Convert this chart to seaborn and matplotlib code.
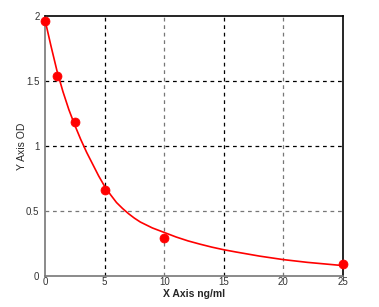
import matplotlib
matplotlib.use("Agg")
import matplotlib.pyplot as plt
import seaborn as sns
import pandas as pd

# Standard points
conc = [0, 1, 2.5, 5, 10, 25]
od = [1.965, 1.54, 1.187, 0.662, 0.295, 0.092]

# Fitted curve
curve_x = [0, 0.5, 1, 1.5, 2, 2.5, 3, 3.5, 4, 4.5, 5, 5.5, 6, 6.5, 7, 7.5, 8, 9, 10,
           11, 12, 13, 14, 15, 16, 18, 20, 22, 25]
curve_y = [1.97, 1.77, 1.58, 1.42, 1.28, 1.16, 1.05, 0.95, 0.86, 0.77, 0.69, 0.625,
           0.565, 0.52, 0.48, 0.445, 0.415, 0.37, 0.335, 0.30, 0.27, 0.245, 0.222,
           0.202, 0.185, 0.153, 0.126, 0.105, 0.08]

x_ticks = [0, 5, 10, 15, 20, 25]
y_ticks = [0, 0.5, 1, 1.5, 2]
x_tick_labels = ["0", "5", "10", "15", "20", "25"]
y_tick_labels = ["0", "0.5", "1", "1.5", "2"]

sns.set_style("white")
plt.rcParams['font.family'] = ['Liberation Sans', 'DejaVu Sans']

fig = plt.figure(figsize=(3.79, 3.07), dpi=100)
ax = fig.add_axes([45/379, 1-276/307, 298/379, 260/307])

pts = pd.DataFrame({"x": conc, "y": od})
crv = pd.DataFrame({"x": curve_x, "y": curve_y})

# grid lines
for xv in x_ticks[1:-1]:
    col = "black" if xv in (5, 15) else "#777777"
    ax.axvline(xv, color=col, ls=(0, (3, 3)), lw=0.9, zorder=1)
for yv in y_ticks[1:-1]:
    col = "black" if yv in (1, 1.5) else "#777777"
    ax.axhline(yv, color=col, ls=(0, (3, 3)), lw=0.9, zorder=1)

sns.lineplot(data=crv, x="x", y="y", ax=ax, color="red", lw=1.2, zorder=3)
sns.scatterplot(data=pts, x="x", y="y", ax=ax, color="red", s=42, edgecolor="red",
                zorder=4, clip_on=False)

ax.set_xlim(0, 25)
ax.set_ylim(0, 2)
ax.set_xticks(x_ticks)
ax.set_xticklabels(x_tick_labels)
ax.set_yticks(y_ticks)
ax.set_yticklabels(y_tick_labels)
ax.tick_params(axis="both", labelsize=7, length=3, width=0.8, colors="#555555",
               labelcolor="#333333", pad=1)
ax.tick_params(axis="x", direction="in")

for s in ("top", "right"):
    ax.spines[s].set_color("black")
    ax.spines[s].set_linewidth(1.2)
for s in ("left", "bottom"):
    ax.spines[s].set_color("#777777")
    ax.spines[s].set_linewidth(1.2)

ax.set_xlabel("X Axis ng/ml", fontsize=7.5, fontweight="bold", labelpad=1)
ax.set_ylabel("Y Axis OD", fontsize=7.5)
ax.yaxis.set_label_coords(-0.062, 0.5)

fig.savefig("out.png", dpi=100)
◇ ◇ ◇ ◇ ◇ ◇ ◇
Skip the pictures and restate exactly the lines from the beginning of the listing to the line with "0.202, 0.185, 0.153, 0.126, 0.105, 0.08]", that line included.

Convert this chart to seaborn and matplotlib code.
import matplotlib
matplotlib.use("Agg")
import matplotlib.pyplot as plt
import seaborn as sns
import pandas as pd

# Standard points
conc = [0, 1, 2.5, 5, 10, 25]
od = [1.965, 1.54, 1.187, 0.662, 0.295, 0.092]

# Fitted curve
curve_x = [0, 0.5, 1, 1.5, 2, 2.5, 3, 3.5, 4, 4.5, 5, 5.5, 6, 6.5, 7, 7.5, 8, 9, 10,
           11, 12, 13, 14, 15, 16, 18, 20, 22, 25]
curve_y = [1.97, 1.77, 1.58, 1.42, 1.28, 1.16, 1.05, 0.95, 0.86, 0.77, 0.69, 0.625,
           0.565, 0.52, 0.48, 0.445, 0.415, 0.37, 0.335, 0.30, 0.27, 0.245, 0.222,
           0.202, 0.185, 0.153, 0.126, 0.105, 0.08]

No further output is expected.